* [Aim] Output the full listing below exactly, without the pictures.

* [Dataset extract]
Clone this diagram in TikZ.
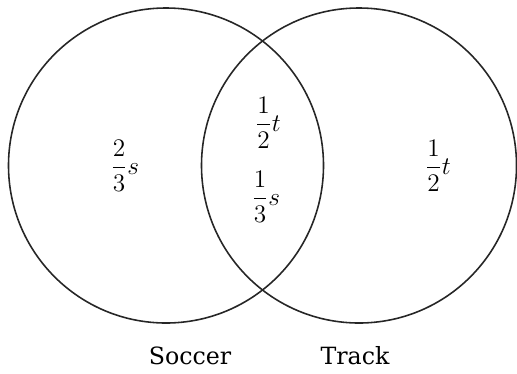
\documentclass[tikz,border=0pt]{standalone}
\usepackage{amsmath}
\usepackage{fontspec}
\newfontfamily\labelfont{DejaVu Serif}
\usepackage{tikz}
\begin{document}
\begin{tikzpicture}[x=0.02cm, y=-0.02cm, every node/.style={font=\Large},
  setcircle/.style={draw=black!85, line width=0.9pt},
  part/.style={inner sep=0pt},
  setname/.style={font=\labelfont\fontsize{13.5}{16}\selectfont}]
\useasboundingbox (0,0) rectangle (517,373);
% the two sets
\draw[setcircle] (166,165.5) circle[radius=157.5];
\draw[setcircle] (359,165.5) circle[radius=157.5];
% parts
\node[part] (soccer) at (125,166) {$\dfrac{2}{3}s$};
\node[part] (both-t) at (268,123) {$\dfrac{1}{2}t$};
\node[part] (both-s) at (266,197) {$\dfrac{1}{3}s$};
\node[part] (track) at (438,166) {$\dfrac{1}{2}t$};
% set names
\node[setname] (soccer-name) at (190,356) {Soccer};
\node[setname] (track-name) at (355,356) {Track};
\end{tikzpicture}
\end{document}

* [Full output]
Clone this diagram in TikZ.
\documentclass[tikz,border=0pt]{standalone}
\usepackage{amsmath}
\usepackage{fontspec}
\newfontfamily\labelfont{DejaVu Serif}
\usepackage{tikz}
\begin{document}
\begin{tikzpicture}[x=0.02cm, y=-0.02cm, every node/.style={font=\Large},
  setcircle/.style={draw=black!85, line width=0.9pt},
  part/.style={inner sep=0pt},
  setname/.style={font=\labelfont\fontsize{13.5}{16}\selectfont}]
\useasboundingbox (0,0) rectangle (517,373);
% the two sets
\draw[setcircle] (166,165.5) circle[radius=157.5];
\draw[setcircle] (359,165.5) circle[radius=157.5];
% parts
\node[part] (soccer) at (125,166) {$\dfrac{2}{3}s$};
\node[part] (both-t) at (268,123) {$\dfrac{1}{2}t$};
\node[part] (both-s) at (266,197) {$\dfrac{1}{3}s$};
\node[part] (track) at (438,166) {$\dfrac{1}{2}t$};
% set names
\node[setname] (soccer-name) at (190,356) {Soccer};
\node[setname] (track-name) at (355,356) {Track};
\end{tikzpicture}
\end{document}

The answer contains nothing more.